§ **WHAT IS BEING ASKED**:
In the material below, please retype the lines from the very first through the one with "top_A = [4.010, 3.897, 3.770, 3.644, 3.497, 3.349, 3.245]", exactly and without pictures.

§ **Entries with chart source code**:
----
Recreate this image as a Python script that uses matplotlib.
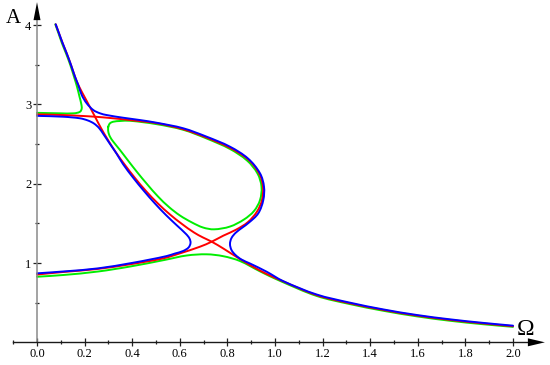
import matplotlib
matplotlib.use('Agg')
import math
import matplotlib.pyplot as plt
from matplotlib.path import Path
from matplotlib.patches import PathPatch

plt.rcParams['font.family'] = ['Liberation Serif', 'DejaVu Serif']

# ---------------- data (Omega, A) ----------------
top_om = [0.0786, 0.0924, 0.108, 0.1248, 0.1429, 0.1597, 0.1735]
top_A = [4.010, 3.897, 3.770, 3.644, 3.497, 3.349, 3.245]

# blue, branch 1: top -> over S1 -> upper loop -> nose -> right of S2 -> tail
blue1_om = top_om + [0.1878, 0.2088, 0.2366, 0.2647, 0.2929, 0.3626, 0.4328, 0.5029,
                     0.6147, 0.7130, 0.8109, 0.8866, 0.9370, 0.9538, 0.9508, 0.9298,
                     0.8908, 0.8361, 0.8172, 0.8109, 0.8172, 0.8340, 0.8592, 0.8950,
                     0.9651, 1.0336]
blue1_A = top_A + [3.119, 3.014, 2.929, 2.888, 2.866, 2.832, 2.803, 2.769,
                   2.699, 2.593, 2.467, 2.318, 2.131, 1.962, 1.794, 1.627,
                   1.511, 1.385, 1.315, 1.240, 1.164, 1.101, 1.044, 0.994,
                   0.890, 0.773]
blue_tail_om = [1.175, 1.315, 1.455, 1.595, 1.735, 1.875, 2.0]
blue_tail_A = [0.603, 0.500, 0.415, 0.345, 0.290, 0.245, 0.210]

# blue, branch 2: left upper -> below S1 -> diagonal -> left of S2 -> lower left
blue2_om = [0.0, 0.1105, 0.1807, 0.2143, 0.2395, 0.2605, 0.2786, 0.3067, 0.3340,
            0.3613, 0.4034, 0.4496, 0.4958, 0.5420, 0.5882, 0.6261, 0.6408, 0.6450,
            0.6366, 0.6134, 0.5798, 0.5450, 0.4748, 0.3971, 0.2576, 0.1176, 0.0]
blue2_A = [2.856, 2.845, 2.825, 2.797, 2.759, 2.703, 2.627, 2.501, 2.381,
           2.248, 2.078, 1.908, 1.750, 1.605, 1.473, 1.366, 1.309, 1.252,
           1.195, 1.151, 1.120, 1.088, 1.044, 1.000, 0.933, 0.895, 0.870]

# red, branch A: top -> S1 -> S2 -> tail
redA_om = top_om + [0.2080, 0.2437, 0.2689, 0.2983, 0.3319, 0.3697, 0.4118, 0.4580,
                    0.5084, 0.5588, 0.6092, 0.6597, 0.6975, 0.7340, 0.7828, 0.8529,
                    0.9370, 1.0210, 1.175, 1.315, 1.455, 1.595, 1.735, 1.875, 2.0]
redA_A = top_A + [3.049, 2.845, 2.702, 2.551, 2.393, 2.236, 2.072, 1.908,
                  1.750, 1.612, 1.492, 1.385, 1.322, 1.269, 1.183, 1.050,
                  0.905, 0.786, 0.595, 0.492, 0.408, 0.338, 0.283, 0.238, 0.203]

# red, branch B: left upper -> S1 -> loop -> nose -> S2 -> lower left
redB_om = [0.0, 0.1105, 0.1807, 0.2437, 0.3067, 0.3908, 0.5029, 0.6147, 0.7130,
           0.8109, 0.8866, 0.9349, 0.9496, 0.9454, 0.9244, 0.8866, 0.8361, 0.7828,
           0.7340, 0.6849, 0.6008, 0.5307, 0.3908, 0.2508, 0.1105, 0.0]
redB_A = [2.875, 2.866, 2.856, 2.845, 2.829, 2.803, 2.763, 2.687, 2.581,
          2.453, 2.308, 2.122, 1.958, 1.794, 1.649, 1.517, 1.420, 1.345,
          1.269, 1.206, 1.122, 1.059, 0.984, 0.924, 0.887, 0.855]

# green, branch 1: top -> turns left above S1
green1_om = [0.0769, 0.0903, 0.1050, 0.1218, 0.1399, 0.1555, 0.1681, 0.1786,
             0.1861, 0.1878, 0.1807, 0.1555, 0.0966, 0.0]
green1_A = [4.010, 3.897, 3.770, 3.644, 3.497, 3.349, 3.223, 3.097,
            3.005, 2.948, 2.908, 2.888, 2.888, 2.894]

# green, closed isola
green2_om = [0.2996, 0.3067, 0.3206, 0.3487, 0.3908, 0.5029, 0.6147, 0.7130, 0.8109,
             0.8824, 0.9265, 0.9433, 0.9370, 0.9118, 0.8697, 0.8109, 0.7437, 0.6975,
             0.6513, 0.6008, 0.5546, 0.5084, 0.4622, 0.4202, 0.3824, 0.3487, 0.3206,
             0.3067, 0.2996]
green2_A = [2.719, 2.762, 2.782, 2.791, 2.794, 2.751, 2.680, 2.570, 2.438,
            2.293, 2.129, 1.962, 1.794, 1.656, 1.549, 1.460, 1.425, 1.448,
            1.511, 1.599, 1.706, 1.839, 1.996, 2.148, 2.293, 2.425, 2.530,
            2.593, 2.656]

# green, branch 3: lower left -> hump -> tail
green3_om = [0.0, 0.1105, 0.2563, 0.3950, 0.5378, 0.6290, 0.7130, 0.7828, 0.8529,
             0.9370, 1.0210, 1.175, 1.315, 1.455, 1.595, 1.735, 1.875, 2.0]
green3_A = [0.827, 0.849, 0.893, 0.958, 1.040, 1.095, 1.110, 1.086, 1.025,
            0.895, 0.775, 0.585, 0.482, 0.398, 0.328, 0.272, 0.228, 0.195]

x_major = [0.0, 0.2, 0.4, 0.6, 0.8, 1.0, 1.2, 1.4, 1.6, 1.8, 2.0]
x_labels = ['0.0', '0.2', '0.4', '0.6', '0.8', '1.0', '1.2', '1.4', '1.6', '1.8', '2.0']
x_minor = [-0.1, 0.1, 0.3, 0.5, 0.7, 0.9, 1.1, 1.3, 1.5, 1.7, 1.9]
y_major = [1, 2, 3, 4]
y_labels = ['1', '2', '3', '4']
y_minor = [0.5, 1.5, 2.5, 3.5]

# ---------------- figure ----------------
W, H = 550, 365
fig = plt.figure(figsize=(W / 100, H / 100), dpi=100)
ax = fig.add_axes([0, 0, 1, 1])
xlo, xhi = -0.1555, 2.1555
ylo, yhi = -0.286, 4.317
ax.set_xlim(xlo, xhi)
ax.set_ylim(ylo, yhi)
px_x = (xhi - xlo) / W
px_y = (yhi - ylo) / H


def smooth_path(xs, ys, closed=False):
    """Smooth curve through the read points (tangent-based cubic Bezier)."""
    pts = [(x / px_x, y / px_y) for x, y in zip(xs, ys)]
    n = len(pts)

    def P(i):
        if closed:
            return pts[i % n]
        return pts[min(max(i, 0), n - 1)]

    def tangent(i):
        a, b = P(i - 1), P(i + 1)
        dx, dy = b[0] - a[0], b[1] - a[1]
        L = math.hypot(dx, dy) or 1.0
        return dx / L, dy / L

    verts = [pts[0]]
    codes = [Path.MOVETO]
    segs = n if closed else n - 1
    for i in range(segs):
        p1, p2 = P(i), P(i + 1)
        d = math.hypot(p2[0] - p1[0], p2[1] - p1[1]) / 3.0
        t1, t2 = tangent(i), tangent(i + 1)
        c1 = (p1[0] + t1[0] * d, p1[1] + t1[1] * d)
        c2 = (p2[0] - t2[0] * d, p2[1] - t2[1] * d)
        verts += [c1, c2, p2]
        codes += [Path.CURVE4] * 3
    verts = [(x * px_x, y * px_y) for x, y in verts]
    return Path(verts, codes)


for s in ['top', 'right']:
    ax.spines[s].set_visible(False)
ax.spines['left'].set_position(('data', 0))
ax.spines['bottom'].set_position(('data', 0))
ax.spines['left'].set_bounds(0, 4.15)
ax.spines['bottom'].set_bounds(-0.1, 2.09)
ax.spines['left'].set_color('#8a8a8a')
ax.spines['bottom'].set_color('#1a1a1a')
ax.spines['left'].set_linewidth(1.1)
ax.spines['bottom'].set_linewidth(1.0)

ax.set_xticks(x_major, x_labels)
ax.set_xticks(x_minor, minor=True)
ax.set_yticks(y_major, y_labels)
ax.set_yticks(y_minor, minor=True)
ax.tick_params(which='major', direction='inout', length=5.8, width=0.9,
               color='#222222', labelsize=9, pad=1.5)
ax.tick_params(which='minor', direction='inout', length=3.4, width=0.9,
               color='#222222')
ax.tick_params(axis='y', which='major', pad=1.2)

# arrow heads
tipx = 2.134
ax.fill([tipx, tipx - 17 * px_x, tipx - 17 * px_x],
        [0, 4 * px_y, -4 * px_y], color='black', zorder=5, clip_on=False, lw=0)
tipy = 4.29
ax.fill([0, 3.5 * px_x, -3.5 * px_x],
        [tipy, tipy - 18 * px_y, tipy - 18 * px_y], color='black', zorder=5,
        clip_on=False, lw=0)

ax.text(-0.098, 4.079, 'A', fontsize=15, ha='center', va='center')
ax.text(2.0538, 0.165, 'Ω', fontsize=17, ha='center', va='center')

lw = 1.4
GREEN, RED, BLUE = '#00ee00', '#ff0000', '#0000ff'
curves = [
    (green1_om, green1_A, GREEN, False),
    (green2_om, green2_A, GREEN, True),
    (green3_om, green3_A, GREEN, False),
    (redA_om, redA_A, RED, False),
    (redB_om, redB_A, RED, False),
    (blue1_om + blue_tail_om, blue1_A + blue_tail_A, BLUE, False),
    (blue2_om, blue2_A, BLUE, False),
]
for z, (xs, ys, col, closed) in enumerate(curves):
    ax.add_patch(PathPatch(smooth_path(xs, ys, closed), fill=False,
                           edgecolor=col, lw=lw, zorder=2 + z * 0.01,
                           capstyle='round', joinstyle='round'))

fig.savefig('out.png', dpi=100, facecolor='white')
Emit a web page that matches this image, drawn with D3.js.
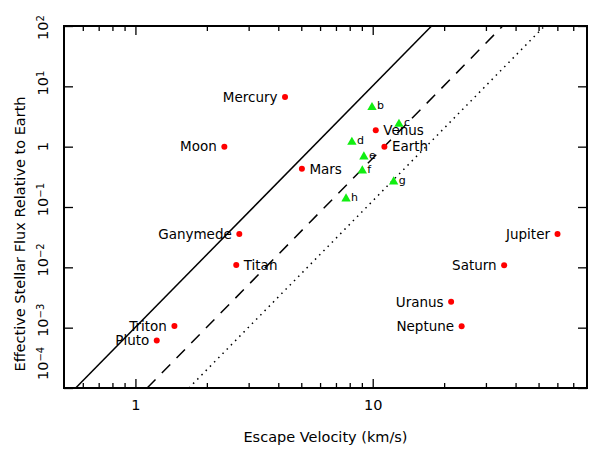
----
§ **TASK RESULT**:
Recreate this image as a Python script that uses matplotlib.
import matplotlib
matplotlib.use('Agg')
import math
import matplotlib.pyplot as plt
from matplotlib.path import Path
from matplotlib.patches import PathPatch

plt.rcParams['font.family'] = ['Liberation Serif', 'DejaVu Serif']

# ---------------- data (Omega, A) ----------------
top_om = [0.0786, 0.0924, 0.108, 0.1248, 0.1429, 0.1597, 0.1735]
top_A = [4.010, 3.897, 3.770, 3.644, 3.497, 3.349, 3.245]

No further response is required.